BSPF Managing Director Chris Hayes gave Eurospapoolnews readers some thoughts on the UK wet leisure sector and explains that it is performing well, despite some uncertainties.
Chris HAYES BSPF Managing Director
Let’s get the ‘elephant in the room’ out of the way from the outset, namely ‘BREXIT.’ Since the 29th March 2017, the uncertainties of how BREXIT will affect UK businesses has been an ongoing key concern for many people, but in stoical fashion, the pool and spa industry has carried on making their plans and preparing contingencies, where applicable, such as stockpiling goods, etc. The relatively close Referendum result from BREXIT has left, the way in which the UK leaves the EU more uncertain than if there had been a landslide referendum result. The referendum came at an inopportune time for many businesses, and since the result, the main issue outstanding has been the uncertainty of whether a deal can be done with the EU to ensure that business is not adversely affected from any changes at a political and social level. Suppliers will have been grappling with how to finalise their price lists, some choosing to fix for a longer period than others, based on securing favourable exchange rates and others fixing prices for a shorter period and then reviewing them in the aftermath of BREXIT.

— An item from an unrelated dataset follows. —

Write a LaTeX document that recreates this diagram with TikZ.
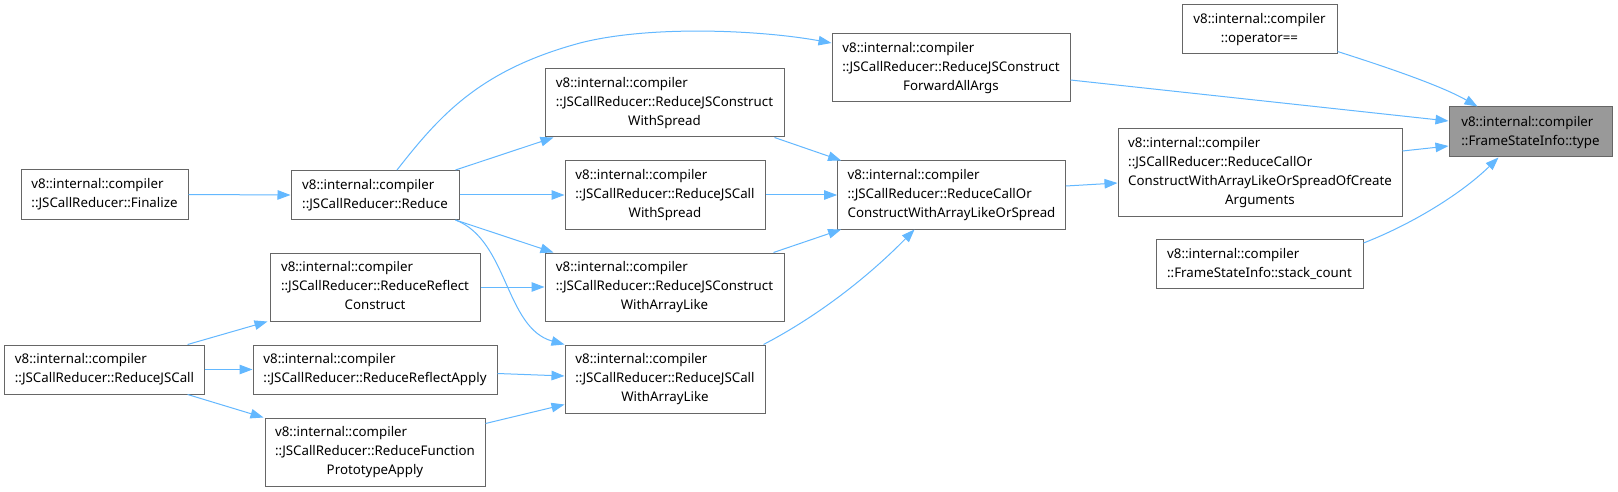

The initial impact seen in the UK in 2017 was a fall in the value of the pound (especially against the euro and the dollar), and as many goods in our industry are imported, the result meant higher prices in 2017 and 2018, even if some businesses decided to take a smaller margin to lessen the impact on their customers. The fluctuation of Sterling may continue for a while and longer term, it is hoped this may balance itself out, only time will tell!After Brexit, there was a tendency for consumers to feel less confident about making large purchases. As the months have progressed, consumer confidence appears to have been cautiously returning, but it is a sensible strategy to plan that there may be some adverse effect on sales in 2019 but to have the capacity to cope with higher sales if this proves inaccurate. As the clock counts down to exit of the EU, the UK pool and spa industry remains upbeat that our alliances and partnerships with our colleagues in the EU, wider Europe and across the rest of the World will remain strong, and the UK Wet Leisure Industry will continue to make the best use of any opportunities that arise.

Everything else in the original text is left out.